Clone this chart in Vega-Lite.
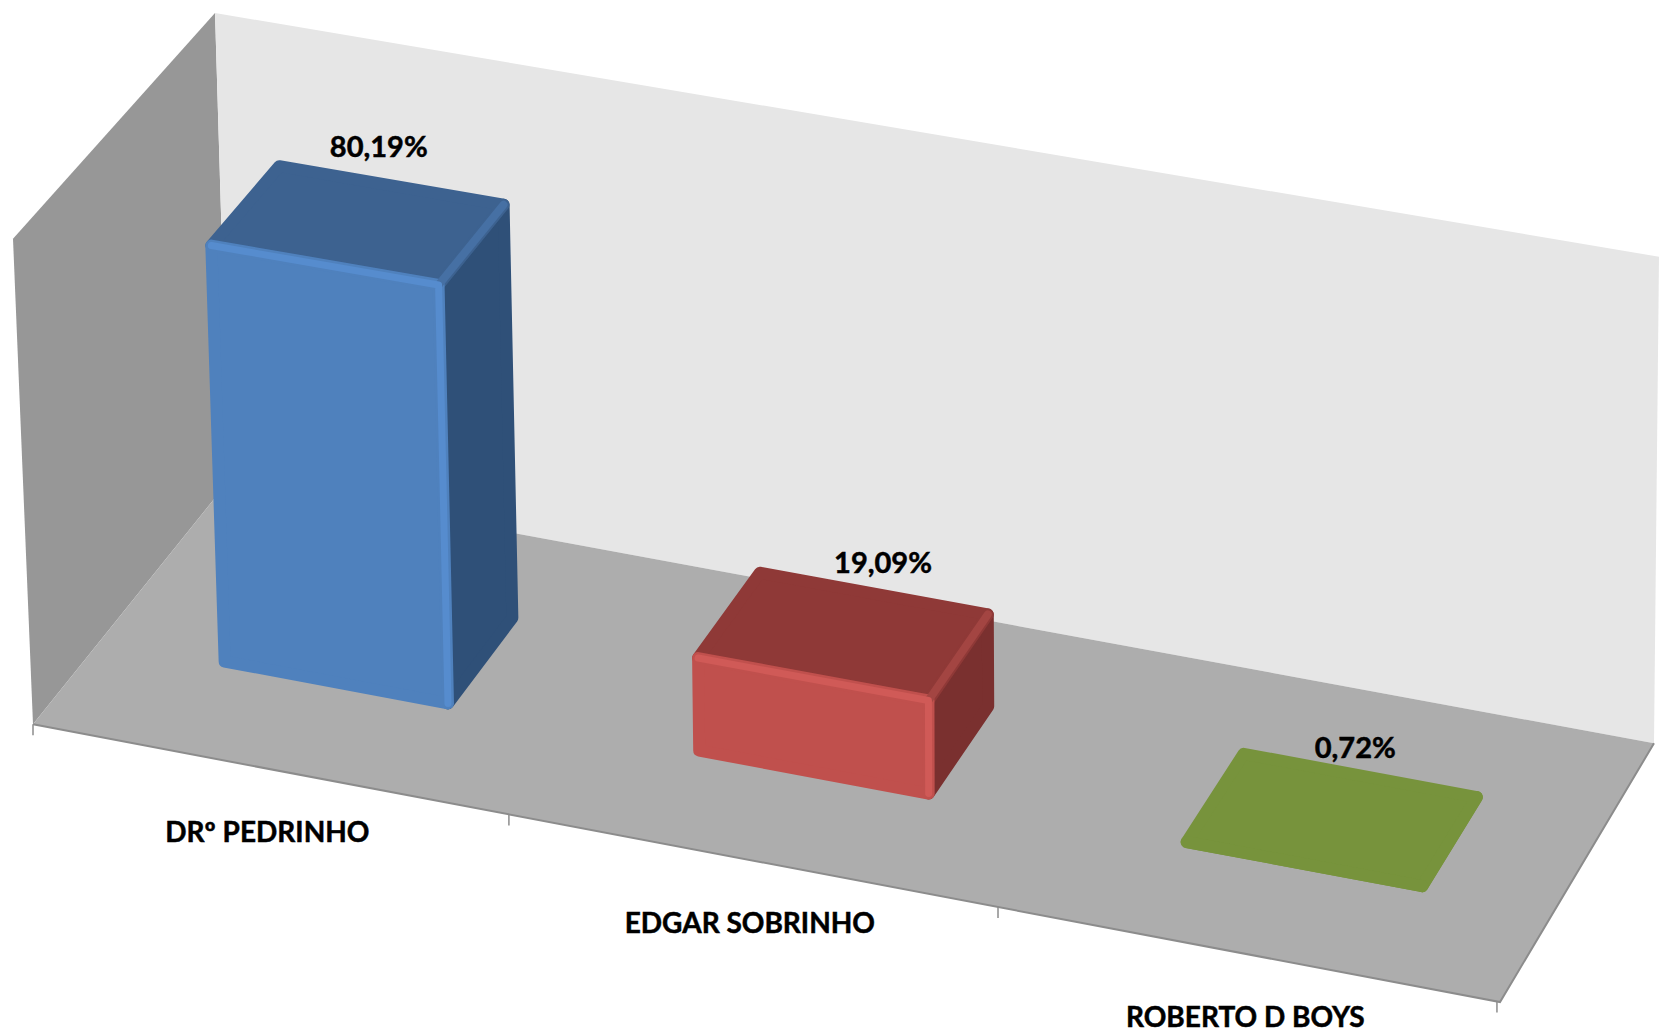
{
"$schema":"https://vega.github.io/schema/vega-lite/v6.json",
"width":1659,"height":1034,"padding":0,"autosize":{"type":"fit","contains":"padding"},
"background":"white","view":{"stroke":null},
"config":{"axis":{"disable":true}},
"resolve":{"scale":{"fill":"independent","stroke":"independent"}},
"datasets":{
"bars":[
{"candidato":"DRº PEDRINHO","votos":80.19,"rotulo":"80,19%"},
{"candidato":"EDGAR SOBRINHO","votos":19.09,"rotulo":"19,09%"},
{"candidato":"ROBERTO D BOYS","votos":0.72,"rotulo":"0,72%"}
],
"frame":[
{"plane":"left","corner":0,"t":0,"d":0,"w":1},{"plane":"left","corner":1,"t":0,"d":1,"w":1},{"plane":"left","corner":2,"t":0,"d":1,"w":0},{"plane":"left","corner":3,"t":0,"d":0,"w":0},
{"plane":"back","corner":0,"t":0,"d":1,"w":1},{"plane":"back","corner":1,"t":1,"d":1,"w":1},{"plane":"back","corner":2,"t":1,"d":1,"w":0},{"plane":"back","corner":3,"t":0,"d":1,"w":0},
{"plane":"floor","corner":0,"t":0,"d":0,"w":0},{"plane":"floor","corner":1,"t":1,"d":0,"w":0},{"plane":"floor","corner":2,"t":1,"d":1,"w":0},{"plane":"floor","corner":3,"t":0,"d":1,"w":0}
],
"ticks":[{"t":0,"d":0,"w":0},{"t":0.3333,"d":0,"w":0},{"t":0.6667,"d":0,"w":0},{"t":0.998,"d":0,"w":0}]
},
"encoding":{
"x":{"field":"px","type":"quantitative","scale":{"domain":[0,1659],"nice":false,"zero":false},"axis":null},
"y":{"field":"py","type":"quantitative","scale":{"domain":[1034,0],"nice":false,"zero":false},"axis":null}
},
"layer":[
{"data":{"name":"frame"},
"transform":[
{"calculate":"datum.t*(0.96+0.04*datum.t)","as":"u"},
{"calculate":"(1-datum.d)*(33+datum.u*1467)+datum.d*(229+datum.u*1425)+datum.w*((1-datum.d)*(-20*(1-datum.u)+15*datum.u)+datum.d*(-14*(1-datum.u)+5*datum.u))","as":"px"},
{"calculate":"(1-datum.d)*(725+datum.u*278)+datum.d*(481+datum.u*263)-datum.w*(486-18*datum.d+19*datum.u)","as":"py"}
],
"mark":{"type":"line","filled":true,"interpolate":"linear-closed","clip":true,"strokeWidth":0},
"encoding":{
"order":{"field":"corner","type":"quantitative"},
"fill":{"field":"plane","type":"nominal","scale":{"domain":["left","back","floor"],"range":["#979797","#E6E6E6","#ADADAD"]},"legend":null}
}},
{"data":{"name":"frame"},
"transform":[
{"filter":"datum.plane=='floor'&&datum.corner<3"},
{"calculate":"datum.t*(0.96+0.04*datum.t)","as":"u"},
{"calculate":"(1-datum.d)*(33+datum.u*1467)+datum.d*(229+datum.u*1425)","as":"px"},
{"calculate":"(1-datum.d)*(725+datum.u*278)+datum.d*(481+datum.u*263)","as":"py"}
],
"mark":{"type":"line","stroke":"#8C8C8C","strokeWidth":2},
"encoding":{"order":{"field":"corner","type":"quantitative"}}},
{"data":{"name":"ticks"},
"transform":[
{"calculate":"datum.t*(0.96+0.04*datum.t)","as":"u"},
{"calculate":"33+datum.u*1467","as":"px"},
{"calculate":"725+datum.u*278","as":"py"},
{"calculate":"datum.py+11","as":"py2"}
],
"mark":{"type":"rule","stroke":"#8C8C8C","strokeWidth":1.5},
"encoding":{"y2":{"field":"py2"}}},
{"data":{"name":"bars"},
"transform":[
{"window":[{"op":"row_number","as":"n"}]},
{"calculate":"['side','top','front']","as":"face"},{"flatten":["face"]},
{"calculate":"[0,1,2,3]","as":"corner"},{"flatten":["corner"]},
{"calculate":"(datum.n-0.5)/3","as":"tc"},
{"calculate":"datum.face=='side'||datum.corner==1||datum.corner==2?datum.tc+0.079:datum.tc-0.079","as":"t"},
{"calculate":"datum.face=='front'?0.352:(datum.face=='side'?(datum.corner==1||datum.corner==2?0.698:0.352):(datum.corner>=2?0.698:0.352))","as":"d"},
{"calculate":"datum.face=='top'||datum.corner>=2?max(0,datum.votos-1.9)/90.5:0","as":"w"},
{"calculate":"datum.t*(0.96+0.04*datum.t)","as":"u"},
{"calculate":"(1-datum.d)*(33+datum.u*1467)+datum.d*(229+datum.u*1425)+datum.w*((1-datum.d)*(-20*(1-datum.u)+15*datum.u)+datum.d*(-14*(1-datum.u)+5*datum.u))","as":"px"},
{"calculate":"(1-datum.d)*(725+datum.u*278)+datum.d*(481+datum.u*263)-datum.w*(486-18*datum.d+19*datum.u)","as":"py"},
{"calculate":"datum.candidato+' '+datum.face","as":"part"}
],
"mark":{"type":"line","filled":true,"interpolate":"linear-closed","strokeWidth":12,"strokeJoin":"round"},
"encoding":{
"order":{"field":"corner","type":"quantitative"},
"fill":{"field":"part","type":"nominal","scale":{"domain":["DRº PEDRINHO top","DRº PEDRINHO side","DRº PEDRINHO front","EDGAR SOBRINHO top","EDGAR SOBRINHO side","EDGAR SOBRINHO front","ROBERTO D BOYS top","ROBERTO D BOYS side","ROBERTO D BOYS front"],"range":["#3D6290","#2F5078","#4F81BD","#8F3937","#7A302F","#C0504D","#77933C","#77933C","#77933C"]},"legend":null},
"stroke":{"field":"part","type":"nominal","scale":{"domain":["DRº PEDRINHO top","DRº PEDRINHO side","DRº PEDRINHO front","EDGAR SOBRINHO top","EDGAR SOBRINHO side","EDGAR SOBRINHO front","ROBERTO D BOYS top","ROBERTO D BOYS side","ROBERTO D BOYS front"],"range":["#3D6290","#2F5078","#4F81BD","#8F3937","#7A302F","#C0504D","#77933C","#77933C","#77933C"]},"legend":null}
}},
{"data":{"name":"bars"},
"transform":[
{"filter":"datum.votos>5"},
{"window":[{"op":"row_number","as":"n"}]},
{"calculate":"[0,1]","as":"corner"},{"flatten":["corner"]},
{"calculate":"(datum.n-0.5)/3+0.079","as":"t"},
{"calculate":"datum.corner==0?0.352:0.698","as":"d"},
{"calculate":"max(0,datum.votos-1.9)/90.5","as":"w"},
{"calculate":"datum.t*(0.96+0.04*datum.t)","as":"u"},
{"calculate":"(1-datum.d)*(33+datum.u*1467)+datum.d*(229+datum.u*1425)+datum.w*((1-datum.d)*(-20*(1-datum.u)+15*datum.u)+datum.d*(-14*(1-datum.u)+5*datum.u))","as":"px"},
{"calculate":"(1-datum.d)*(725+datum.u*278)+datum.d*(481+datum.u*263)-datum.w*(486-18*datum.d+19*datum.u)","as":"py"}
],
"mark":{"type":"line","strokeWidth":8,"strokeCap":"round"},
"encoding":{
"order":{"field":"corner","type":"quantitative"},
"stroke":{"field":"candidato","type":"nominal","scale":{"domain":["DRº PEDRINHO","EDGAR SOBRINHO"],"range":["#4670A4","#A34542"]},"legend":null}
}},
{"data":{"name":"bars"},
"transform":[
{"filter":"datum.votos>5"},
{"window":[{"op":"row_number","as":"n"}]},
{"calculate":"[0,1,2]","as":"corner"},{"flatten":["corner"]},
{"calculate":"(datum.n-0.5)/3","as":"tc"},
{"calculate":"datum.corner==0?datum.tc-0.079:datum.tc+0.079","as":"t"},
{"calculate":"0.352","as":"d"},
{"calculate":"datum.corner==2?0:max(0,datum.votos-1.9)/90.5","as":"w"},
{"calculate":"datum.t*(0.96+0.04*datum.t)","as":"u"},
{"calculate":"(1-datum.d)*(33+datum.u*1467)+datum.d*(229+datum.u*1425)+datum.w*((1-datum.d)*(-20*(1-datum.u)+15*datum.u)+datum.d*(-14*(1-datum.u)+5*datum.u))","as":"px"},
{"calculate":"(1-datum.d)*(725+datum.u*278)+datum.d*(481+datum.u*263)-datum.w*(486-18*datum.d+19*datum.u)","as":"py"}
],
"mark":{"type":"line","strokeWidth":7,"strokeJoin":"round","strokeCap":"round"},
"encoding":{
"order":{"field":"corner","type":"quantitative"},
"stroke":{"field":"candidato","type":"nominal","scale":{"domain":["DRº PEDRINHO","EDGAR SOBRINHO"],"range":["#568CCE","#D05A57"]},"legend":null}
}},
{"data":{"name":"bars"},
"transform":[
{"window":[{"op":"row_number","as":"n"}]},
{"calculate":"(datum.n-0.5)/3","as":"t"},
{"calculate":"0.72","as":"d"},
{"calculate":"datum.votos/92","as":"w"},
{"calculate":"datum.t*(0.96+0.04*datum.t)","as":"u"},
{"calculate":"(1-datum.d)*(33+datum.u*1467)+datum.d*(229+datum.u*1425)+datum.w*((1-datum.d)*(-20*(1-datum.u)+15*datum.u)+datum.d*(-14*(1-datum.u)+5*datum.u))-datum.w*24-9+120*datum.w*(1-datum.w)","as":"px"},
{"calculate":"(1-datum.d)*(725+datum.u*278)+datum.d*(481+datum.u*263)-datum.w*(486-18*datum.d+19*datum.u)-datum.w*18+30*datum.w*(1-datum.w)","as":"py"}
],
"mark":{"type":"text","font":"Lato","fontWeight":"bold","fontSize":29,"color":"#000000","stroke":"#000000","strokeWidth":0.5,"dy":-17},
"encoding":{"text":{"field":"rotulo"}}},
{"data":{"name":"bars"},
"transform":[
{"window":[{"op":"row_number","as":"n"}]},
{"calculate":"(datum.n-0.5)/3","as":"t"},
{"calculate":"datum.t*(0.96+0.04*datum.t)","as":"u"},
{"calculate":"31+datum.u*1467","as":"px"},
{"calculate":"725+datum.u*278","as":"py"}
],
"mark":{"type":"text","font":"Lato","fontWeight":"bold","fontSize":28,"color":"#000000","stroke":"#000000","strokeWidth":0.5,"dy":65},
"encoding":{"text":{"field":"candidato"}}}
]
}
....
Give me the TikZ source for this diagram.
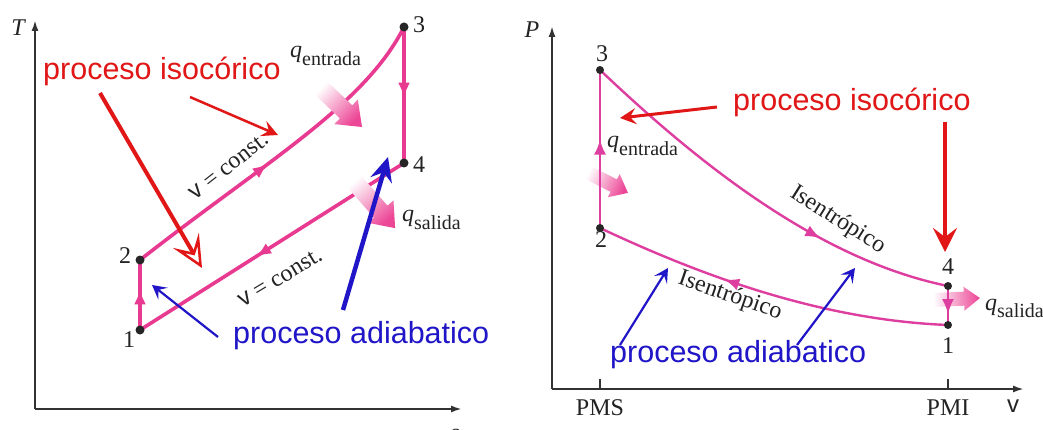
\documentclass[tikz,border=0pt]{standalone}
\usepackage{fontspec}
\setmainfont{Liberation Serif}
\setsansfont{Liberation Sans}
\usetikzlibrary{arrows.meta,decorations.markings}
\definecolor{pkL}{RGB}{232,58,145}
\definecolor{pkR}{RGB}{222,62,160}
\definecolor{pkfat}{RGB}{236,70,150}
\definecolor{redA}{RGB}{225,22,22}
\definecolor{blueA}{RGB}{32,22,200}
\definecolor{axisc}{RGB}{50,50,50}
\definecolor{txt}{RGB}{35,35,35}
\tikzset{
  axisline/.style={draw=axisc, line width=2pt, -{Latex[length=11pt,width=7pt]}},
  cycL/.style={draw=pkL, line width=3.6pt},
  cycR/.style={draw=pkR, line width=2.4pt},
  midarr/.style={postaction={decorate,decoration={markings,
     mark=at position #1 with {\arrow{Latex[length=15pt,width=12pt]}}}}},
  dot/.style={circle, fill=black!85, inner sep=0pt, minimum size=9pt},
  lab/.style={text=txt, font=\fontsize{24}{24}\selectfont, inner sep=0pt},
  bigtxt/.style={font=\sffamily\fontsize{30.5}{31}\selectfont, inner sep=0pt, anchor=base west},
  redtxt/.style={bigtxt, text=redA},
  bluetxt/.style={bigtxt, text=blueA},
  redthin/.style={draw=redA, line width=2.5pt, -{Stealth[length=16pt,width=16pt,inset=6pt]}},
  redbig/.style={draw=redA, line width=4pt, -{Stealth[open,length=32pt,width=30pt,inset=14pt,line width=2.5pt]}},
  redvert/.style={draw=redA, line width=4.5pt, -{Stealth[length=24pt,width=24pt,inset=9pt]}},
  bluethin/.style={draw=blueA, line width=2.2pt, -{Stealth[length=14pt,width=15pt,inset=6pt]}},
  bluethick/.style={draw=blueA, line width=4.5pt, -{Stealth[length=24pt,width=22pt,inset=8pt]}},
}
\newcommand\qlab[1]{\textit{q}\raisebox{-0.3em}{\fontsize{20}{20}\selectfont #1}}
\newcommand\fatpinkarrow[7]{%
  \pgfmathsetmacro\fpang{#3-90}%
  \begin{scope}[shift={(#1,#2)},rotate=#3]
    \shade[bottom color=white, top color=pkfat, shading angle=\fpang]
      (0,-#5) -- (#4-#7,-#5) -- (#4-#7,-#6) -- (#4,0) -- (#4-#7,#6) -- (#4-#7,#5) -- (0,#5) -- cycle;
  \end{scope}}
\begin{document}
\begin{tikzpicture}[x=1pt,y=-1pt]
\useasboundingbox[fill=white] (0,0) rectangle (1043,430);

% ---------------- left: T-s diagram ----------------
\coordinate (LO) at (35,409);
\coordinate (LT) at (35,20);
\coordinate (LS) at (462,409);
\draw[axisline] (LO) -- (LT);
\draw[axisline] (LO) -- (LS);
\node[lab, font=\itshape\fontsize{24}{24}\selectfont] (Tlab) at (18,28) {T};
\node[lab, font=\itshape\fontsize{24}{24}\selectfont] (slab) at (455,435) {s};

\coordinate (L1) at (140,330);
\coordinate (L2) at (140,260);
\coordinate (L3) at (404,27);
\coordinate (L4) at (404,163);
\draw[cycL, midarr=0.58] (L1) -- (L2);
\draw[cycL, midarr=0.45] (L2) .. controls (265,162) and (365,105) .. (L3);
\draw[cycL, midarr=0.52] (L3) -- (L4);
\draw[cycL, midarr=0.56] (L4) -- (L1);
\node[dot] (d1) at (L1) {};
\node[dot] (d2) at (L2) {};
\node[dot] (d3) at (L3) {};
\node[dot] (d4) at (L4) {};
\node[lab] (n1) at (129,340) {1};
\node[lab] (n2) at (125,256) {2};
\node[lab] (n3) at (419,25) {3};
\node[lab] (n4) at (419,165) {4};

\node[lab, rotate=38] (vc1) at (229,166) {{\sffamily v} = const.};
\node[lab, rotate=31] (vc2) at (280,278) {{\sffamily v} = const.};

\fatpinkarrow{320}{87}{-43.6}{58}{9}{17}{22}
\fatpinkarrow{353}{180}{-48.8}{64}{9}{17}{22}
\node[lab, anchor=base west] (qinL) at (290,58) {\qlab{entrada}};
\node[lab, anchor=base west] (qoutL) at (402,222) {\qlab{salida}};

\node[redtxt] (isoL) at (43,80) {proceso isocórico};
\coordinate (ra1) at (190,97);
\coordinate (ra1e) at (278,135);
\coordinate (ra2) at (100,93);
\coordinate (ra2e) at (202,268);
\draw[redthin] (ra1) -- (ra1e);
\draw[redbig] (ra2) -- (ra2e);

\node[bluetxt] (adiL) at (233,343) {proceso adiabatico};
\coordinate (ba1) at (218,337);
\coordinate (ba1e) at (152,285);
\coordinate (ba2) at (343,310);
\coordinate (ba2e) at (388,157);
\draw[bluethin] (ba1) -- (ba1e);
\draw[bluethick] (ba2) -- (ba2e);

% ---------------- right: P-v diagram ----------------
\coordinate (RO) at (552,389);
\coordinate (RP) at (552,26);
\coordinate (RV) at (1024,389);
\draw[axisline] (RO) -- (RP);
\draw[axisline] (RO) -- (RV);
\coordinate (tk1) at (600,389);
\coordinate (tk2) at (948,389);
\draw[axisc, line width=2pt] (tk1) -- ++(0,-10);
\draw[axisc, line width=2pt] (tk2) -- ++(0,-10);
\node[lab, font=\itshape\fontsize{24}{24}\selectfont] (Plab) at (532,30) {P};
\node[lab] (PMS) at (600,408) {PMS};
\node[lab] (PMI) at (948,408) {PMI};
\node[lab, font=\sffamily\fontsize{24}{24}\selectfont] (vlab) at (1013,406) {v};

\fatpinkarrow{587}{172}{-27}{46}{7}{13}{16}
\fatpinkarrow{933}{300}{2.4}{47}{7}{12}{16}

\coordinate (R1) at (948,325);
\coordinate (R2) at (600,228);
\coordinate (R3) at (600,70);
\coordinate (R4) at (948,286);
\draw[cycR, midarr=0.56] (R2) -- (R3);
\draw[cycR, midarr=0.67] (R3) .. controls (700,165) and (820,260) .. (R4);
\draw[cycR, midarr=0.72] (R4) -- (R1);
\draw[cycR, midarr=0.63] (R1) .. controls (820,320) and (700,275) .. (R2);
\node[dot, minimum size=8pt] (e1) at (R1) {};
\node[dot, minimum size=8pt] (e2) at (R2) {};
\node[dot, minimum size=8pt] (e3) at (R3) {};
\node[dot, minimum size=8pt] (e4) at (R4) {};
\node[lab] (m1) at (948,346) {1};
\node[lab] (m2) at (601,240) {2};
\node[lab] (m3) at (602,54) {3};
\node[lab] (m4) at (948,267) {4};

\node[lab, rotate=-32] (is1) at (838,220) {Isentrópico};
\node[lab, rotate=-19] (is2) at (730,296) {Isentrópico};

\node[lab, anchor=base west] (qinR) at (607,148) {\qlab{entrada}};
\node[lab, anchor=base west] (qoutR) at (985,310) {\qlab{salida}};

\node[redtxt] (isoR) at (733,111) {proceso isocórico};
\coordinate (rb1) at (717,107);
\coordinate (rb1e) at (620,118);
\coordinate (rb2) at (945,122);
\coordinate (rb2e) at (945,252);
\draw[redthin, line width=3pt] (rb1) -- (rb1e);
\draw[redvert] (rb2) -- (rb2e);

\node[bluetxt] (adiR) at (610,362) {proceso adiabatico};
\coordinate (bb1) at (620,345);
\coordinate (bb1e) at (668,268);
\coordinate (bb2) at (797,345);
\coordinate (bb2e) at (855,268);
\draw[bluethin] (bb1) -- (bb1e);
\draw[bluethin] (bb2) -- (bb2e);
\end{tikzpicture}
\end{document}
....
EXERCISE PROMPT →
Copy out the listing above from the line containing "Give me the TikZ source for this diagram." to the line containing "(0,0) rectangle (1043,430);", both included, exactly as written and minus the images.

OUTPUT OF THE EXERCISE →
Give me the TikZ source for this diagram.
\documentclass[tikz,border=0pt]{standalone}
\usepackage{fontspec}
\setmainfont{Liberation Serif}
\setsansfont{Liberation Sans}
\usetikzlibrary{arrows.meta,decorations.markings}
\definecolor{pkL}{RGB}{232,58,145}
\definecolor{pkR}{RGB}{222,62,160}
\definecolor{pkfat}{RGB}{236,70,150}
\definecolor{redA}{RGB}{225,22,22}
\definecolor{blueA}{RGB}{32,22,200}
\definecolor{axisc}{RGB}{50,50,50}
\definecolor{txt}{RGB}{35,35,35}
\tikzset{
  axisline/.style={draw=axisc, line width=2pt, -{Latex[length=11pt,width=7pt]}},
  cycL/.style={draw=pkL, line width=3.6pt},
  cycR/.style={draw=pkR, line width=2.4pt},
  midarr/.style={postaction={decorate,decoration={markings,
     mark=at position #1 with {\arrow{Latex[length=15pt,width=12pt]}}}}},
  dot/.style={circle, fill=black!85, inner sep=0pt, minimum size=9pt},
  lab/.style={text=txt, font=\fontsize{24}{24}\selectfont, inner sep=0pt},
  bigtxt/.style={font=\sffamily\fontsize{30.5}{31}\selectfont, inner sep=0pt, anchor=base west},
  redtxt/.style={bigtxt, text=redA},
  bluetxt/.style={bigtxt, text=blueA},
  redthin/.style={draw=redA, line width=2.5pt, -{Stealth[length=16pt,width=16pt,inset=6pt]}},
  redbig/.style={draw=redA, line width=4pt, -{Stealth[open,length=32pt,width=30pt,inset=14pt,line width=2.5pt]}},
  redvert/.style={draw=redA, line width=4.5pt, -{Stealth[length=24pt,width=24pt,inset=9pt]}},
  bluethin/.style={draw=blueA, line width=2.2pt, -{Stealth[length=14pt,width=15pt,inset=6pt]}},
  bluethick/.style={draw=blueA, line width=4.5pt, -{Stealth[length=24pt,width=22pt,inset=8pt]}},
}
\newcommand\qlab[1]{\textit{q}\raisebox{-0.3em}{\fontsize{20}{20}\selectfont #1}}
\newcommand\fatpinkarrow[7]{%
  \pgfmathsetmacro\fpang{#3-90}%
  \begin{scope}[shift={(#1,#2)},rotate=#3]
    \shade[bottom color=white, top color=pkfat, shading angle=\fpang]
      (0,-#5) -- (#4-#7,-#5) -- (#4-#7,-#6) -- (#4,0) -- (#4-#7,#6) -- (#4-#7,#5) -- (0,#5) -- cycle;
  \end{scope}}
\begin{document}
\begin{tikzpicture}[x=1pt,y=-1pt]
\useasboundingbox[fill=white] (0,0) rectangle (1043,430);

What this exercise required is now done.